Find the lines holding "page" and copy them.

**Records supplied:**
****************************************
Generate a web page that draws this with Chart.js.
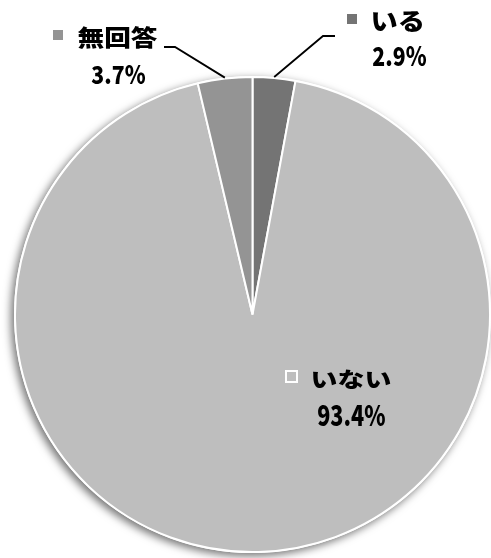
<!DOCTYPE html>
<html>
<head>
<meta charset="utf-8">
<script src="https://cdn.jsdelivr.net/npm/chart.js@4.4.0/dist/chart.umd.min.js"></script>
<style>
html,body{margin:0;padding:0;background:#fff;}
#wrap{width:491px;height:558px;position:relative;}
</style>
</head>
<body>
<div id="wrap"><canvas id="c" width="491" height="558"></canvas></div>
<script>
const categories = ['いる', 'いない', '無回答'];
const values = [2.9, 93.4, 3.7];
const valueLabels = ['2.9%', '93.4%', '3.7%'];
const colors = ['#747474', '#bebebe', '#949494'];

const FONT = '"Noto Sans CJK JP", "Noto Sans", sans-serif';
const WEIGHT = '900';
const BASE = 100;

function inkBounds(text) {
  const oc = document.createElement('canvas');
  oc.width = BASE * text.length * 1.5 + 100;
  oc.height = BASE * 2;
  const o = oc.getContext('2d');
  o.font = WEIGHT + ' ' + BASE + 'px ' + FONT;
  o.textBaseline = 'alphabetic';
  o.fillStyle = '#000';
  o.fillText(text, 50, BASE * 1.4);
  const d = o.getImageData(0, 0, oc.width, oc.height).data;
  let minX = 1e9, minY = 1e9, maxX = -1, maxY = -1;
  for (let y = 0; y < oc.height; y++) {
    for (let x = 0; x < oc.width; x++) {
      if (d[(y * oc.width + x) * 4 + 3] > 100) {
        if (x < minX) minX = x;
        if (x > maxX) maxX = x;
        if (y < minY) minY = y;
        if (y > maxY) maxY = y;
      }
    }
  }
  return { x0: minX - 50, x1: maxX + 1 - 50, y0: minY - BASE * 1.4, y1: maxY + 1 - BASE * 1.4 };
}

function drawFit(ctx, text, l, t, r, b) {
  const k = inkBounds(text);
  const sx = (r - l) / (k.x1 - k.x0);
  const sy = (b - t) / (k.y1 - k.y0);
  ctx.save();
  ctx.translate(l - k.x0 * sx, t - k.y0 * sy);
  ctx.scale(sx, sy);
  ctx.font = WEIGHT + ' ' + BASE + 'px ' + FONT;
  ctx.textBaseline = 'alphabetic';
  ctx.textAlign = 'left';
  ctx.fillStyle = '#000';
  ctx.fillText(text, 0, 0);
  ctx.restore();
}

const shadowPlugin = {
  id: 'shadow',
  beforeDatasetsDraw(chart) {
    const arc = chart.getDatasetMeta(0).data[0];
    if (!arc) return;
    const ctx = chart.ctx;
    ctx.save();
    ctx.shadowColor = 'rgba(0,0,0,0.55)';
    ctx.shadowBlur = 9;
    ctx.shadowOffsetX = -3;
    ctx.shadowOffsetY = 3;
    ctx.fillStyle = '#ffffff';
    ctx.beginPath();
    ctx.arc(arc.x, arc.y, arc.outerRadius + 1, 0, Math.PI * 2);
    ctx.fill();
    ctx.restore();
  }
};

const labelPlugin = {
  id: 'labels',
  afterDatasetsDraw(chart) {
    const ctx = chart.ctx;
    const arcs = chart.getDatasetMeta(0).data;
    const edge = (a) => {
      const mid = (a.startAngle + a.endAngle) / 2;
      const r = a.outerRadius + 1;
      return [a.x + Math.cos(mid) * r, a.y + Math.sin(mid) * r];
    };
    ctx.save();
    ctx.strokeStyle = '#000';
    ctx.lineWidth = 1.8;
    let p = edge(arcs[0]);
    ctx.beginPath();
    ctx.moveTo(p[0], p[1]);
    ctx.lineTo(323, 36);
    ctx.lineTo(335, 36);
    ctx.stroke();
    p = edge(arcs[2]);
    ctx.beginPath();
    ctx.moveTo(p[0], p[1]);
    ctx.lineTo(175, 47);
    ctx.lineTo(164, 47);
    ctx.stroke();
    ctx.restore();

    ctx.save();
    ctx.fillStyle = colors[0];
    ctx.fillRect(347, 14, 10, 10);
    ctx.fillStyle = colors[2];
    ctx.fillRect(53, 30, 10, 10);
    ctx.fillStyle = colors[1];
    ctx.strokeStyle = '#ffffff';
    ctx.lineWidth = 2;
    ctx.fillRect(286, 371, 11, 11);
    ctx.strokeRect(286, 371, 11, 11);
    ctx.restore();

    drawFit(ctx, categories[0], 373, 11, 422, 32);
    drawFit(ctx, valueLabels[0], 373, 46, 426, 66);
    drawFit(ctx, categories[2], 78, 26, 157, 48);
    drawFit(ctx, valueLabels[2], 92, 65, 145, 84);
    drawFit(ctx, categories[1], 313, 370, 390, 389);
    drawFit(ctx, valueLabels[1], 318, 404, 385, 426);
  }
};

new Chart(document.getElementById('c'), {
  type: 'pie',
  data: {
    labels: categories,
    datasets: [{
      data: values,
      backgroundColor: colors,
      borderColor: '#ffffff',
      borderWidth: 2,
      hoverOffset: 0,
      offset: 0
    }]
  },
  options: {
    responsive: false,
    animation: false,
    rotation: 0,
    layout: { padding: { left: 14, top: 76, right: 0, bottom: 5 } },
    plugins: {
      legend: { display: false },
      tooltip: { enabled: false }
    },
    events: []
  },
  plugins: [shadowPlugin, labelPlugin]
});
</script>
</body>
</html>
****************************************
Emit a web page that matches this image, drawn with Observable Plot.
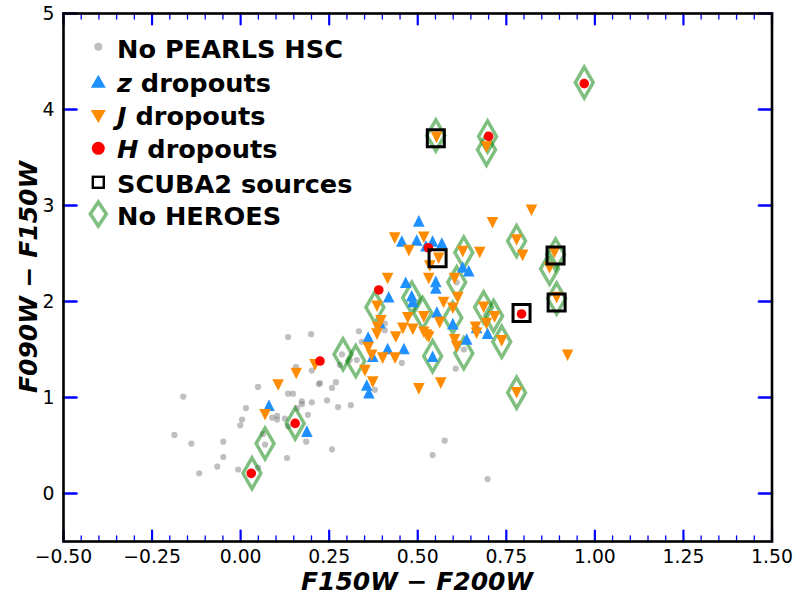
****************************************
**Written solution:**
Generate a web page that draws this with Chart.js.
Emit a web page that matches this image, drawn with Observable Plot.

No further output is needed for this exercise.